[Requirements]:
Return the whole listing, line for line, without the pictures in it.

[Stored data]:
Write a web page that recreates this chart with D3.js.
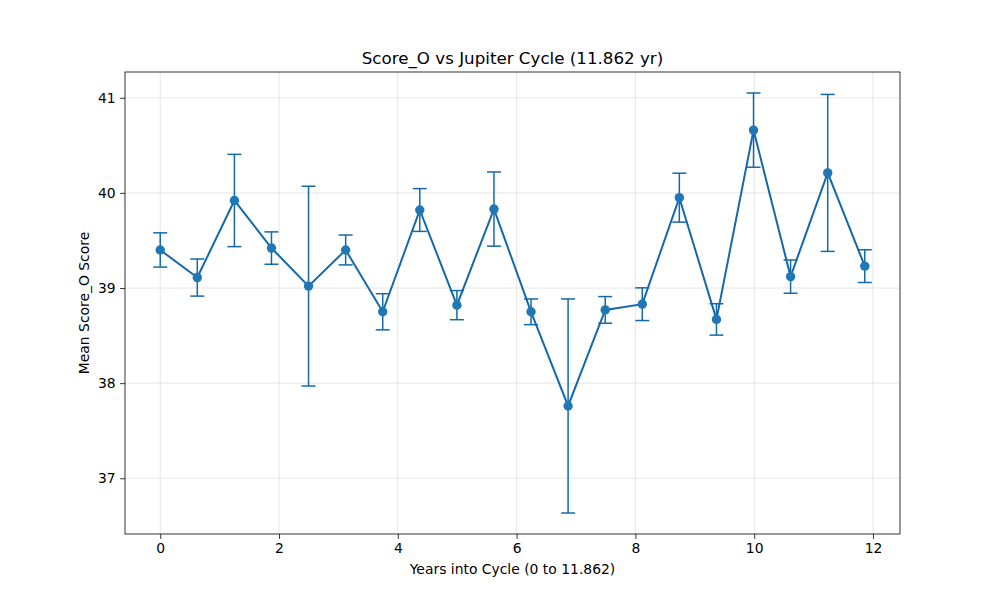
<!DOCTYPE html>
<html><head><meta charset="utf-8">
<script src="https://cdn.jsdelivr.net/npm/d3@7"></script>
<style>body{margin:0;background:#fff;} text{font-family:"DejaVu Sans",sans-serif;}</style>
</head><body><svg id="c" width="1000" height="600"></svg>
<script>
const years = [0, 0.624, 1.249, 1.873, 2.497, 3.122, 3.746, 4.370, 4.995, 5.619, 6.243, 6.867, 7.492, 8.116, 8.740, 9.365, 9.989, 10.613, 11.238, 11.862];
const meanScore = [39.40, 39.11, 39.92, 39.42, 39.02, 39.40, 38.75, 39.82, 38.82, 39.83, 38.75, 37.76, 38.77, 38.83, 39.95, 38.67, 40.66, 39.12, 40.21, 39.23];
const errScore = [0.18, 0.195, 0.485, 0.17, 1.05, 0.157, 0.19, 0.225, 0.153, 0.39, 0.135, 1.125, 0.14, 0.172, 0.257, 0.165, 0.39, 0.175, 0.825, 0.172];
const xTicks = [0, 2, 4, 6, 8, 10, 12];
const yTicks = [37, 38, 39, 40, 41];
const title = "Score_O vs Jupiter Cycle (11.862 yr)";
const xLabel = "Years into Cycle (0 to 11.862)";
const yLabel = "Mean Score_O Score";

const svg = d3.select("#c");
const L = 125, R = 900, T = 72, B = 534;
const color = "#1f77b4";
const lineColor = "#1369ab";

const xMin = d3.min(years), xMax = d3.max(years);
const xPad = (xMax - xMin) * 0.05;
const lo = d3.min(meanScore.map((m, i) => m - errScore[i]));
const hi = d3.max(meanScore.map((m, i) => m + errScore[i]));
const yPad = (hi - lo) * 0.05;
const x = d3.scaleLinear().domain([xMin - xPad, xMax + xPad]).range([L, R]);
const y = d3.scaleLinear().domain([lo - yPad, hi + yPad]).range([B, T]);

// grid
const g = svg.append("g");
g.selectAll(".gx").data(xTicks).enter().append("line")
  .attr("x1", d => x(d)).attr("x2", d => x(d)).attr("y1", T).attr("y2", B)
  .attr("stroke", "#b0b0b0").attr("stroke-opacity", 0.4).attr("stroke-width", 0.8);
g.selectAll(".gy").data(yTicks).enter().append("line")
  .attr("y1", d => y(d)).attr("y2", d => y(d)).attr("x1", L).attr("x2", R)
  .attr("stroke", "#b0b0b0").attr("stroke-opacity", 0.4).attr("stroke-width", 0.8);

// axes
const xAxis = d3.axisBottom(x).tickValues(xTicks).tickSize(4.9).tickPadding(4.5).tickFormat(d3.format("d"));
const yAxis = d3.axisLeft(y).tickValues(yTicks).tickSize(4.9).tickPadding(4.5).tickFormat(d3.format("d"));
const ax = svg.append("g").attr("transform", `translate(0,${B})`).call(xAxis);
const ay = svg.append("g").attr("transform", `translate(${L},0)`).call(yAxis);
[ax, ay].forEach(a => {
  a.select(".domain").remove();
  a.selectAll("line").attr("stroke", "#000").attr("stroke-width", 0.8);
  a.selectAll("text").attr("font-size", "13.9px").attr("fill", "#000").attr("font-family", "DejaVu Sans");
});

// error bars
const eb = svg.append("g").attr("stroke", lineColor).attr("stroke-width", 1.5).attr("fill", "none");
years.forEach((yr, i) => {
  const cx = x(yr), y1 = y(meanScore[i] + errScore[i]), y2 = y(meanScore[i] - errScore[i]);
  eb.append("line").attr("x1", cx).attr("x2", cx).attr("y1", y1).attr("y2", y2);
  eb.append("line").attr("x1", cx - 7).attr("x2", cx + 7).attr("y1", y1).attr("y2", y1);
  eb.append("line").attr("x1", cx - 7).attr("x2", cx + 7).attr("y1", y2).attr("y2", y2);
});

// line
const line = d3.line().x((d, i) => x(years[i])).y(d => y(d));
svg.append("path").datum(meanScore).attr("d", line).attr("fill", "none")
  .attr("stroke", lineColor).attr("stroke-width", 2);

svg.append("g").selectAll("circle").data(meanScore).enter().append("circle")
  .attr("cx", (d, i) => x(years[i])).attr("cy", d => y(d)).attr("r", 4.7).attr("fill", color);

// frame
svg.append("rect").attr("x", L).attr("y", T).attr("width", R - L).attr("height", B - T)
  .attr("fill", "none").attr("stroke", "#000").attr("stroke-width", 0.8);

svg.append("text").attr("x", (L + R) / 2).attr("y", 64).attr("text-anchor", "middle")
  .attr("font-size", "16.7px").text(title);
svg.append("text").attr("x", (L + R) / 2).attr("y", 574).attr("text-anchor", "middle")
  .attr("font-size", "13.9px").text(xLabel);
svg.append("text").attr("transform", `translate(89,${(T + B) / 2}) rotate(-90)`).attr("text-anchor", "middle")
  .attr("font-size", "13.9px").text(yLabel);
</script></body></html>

[Correct result]:
Write a web page that recreates this chart with D3.js.
<!DOCTYPE html>
<html><head><meta charset="utf-8">
<script src="https://cdn.jsdelivr.net/npm/d3@7"></script>
<style>body{margin:0;background:#fff;} text{font-family:"DejaVu Sans",sans-serif;}</style>
</head><body><svg id="c" width="1000" height="600"></svg>
<script>
const years = [0, 0.624, 1.249, 1.873, 2.497, 3.122, 3.746, 4.370, 4.995, 5.619, 6.243, 6.867, 7.492, 8.116, 8.740, 9.365, 9.989, 10.613, 11.238, 11.862];
const meanScore = [39.40, 39.11, 39.92, 39.42, 39.02, 39.40, 38.75, 39.82, 38.82, 39.83, 38.75, 37.76, 38.77, 38.83, 39.95, 38.67, 40.66, 39.12, 40.21, 39.23];
const errScore = [0.18, 0.195, 0.485, 0.17, 1.05, 0.157, 0.19, 0.225, 0.153, 0.39, 0.135, 1.125, 0.14, 0.172, 0.257, 0.165, 0.39, 0.175, 0.825, 0.172];
const xTicks = [0, 2, 4, 6, 8, 10, 12];
const yTicks = [37, 38, 39, 40, 41];
const title = "Score_O vs Jupiter Cycle (11.862 yr)";
const xLabel = "Years into Cycle (0 to 11.862)";
const yLabel = "Mean Score_O Score";

const svg = d3.select("#c");
const L = 125, R = 900, T = 72, B = 534;
const color = "#1f77b4";
const lineColor = "#1369ab";

const xMin = d3.min(years), xMax = d3.max(years);
const xPad = (xMax - xMin) * 0.05;
const lo = d3.min(meanScore.map((m, i) => m - errScore[i]));
const hi = d3.max(meanScore.map((m, i) => m + errScore[i]));
const yPad = (hi - lo) * 0.05;
const x = d3.scaleLinear().domain([xMin - xPad, xMax + xPad]).range([L, R]);
const y = d3.scaleLinear().domain([lo - yPad, hi + yPad]).range([B, T]);

// grid
const g = svg.append("g");
g.selectAll(".gx").data(xTicks).enter().append("line")
  .attr("x1", d => x(d)).attr("x2", d => x(d)).attr("y1", T).attr("y2", B)
  .attr("stroke", "#b0b0b0").attr("stroke-opacity", 0.4).attr("stroke-width", 0.8);
g.selectAll(".gy").data(yTicks).enter().append("line")
  .attr("y1", d => y(d)).attr("y2", d => y(d)).attr("x1", L).attr("x2", R)
  .attr("stroke", "#b0b0b0").attr("stroke-opacity", 0.4).attr("stroke-width", 0.8);

// axes
const xAxis = d3.axisBottom(x).tickValues(xTicks).tickSize(4.9).tickPadding(4.5).tickFormat(d3.format("d"));
const yAxis = d3.axisLeft(y).tickValues(yTicks).tickSize(4.9).tickPadding(4.5).tickFormat(d3.format("d"));
const ax = svg.append("g").attr("transform", `translate(0,${B})`).call(xAxis);
const ay = svg.append("g").attr("transform", `translate(${L},0)`).call(yAxis);
[ax, ay].forEach(a => {
  a.select(".domain").remove();
  a.selectAll("line").attr("stroke", "#000").attr("stroke-width", 0.8);
  a.selectAll("text").attr("font-size", "13.9px").attr("fill", "#000").attr("font-family", "DejaVu Sans");
});

// error bars
const eb = svg.append("g").attr("stroke", lineColor).attr("stroke-width", 1.5).attr("fill", "none");
years.forEach((yr, i) => {
  const cx = x(yr), y1 = y(meanScore[i] + errScore[i]), y2 = y(meanScore[i] - errScore[i]);
  eb.append("line").attr("x1", cx).attr("x2", cx).attr("y1", y1).attr("y2", y2);
  eb.append("line").attr("x1", cx - 7).attr("x2", cx + 7).attr("y1", y1).attr("y2", y1);
  eb.append("line").attr("x1", cx - 7).attr("x2", cx + 7).attr("y1", y2).attr("y2", y2);
});

// line
const line = d3.line().x((d, i) => x(years[i])).y(d => y(d));
svg.append("path").datum(meanScore).attr("d", line).attr("fill", "none")
  .attr("stroke", lineColor).attr("stroke-width", 2);

svg.append("g").selectAll("circle").data(meanScore).enter().append("circle")
  .attr("cx", (d, i) => x(years[i])).attr("cy", d => y(d)).attr("r", 4.7).attr("fill", color);

// frame
svg.append("rect").attr("x", L).attr("y", T).attr("width", R - L).attr("height", B - T)
  .attr("fill", "none").attr("stroke", "#000").attr("stroke-width", 0.8);

svg.append("text").attr("x", (L + R) / 2).attr("y", 64).attr("text-anchor", "middle")
  .attr("font-size", "16.7px").text(title);
svg.append("text").attr("x", (L + R) / 2).attr("y", 574).attr("text-anchor", "middle")
  .attr("font-size", "13.9px").text(xLabel);
svg.append("text").attr("transform", `translate(89,${(T + B) / 2}) rotate(-90)`).attr("text-anchor", "middle")
  .attr("font-size", "13.9px").text(yLabel);
</script></body></html>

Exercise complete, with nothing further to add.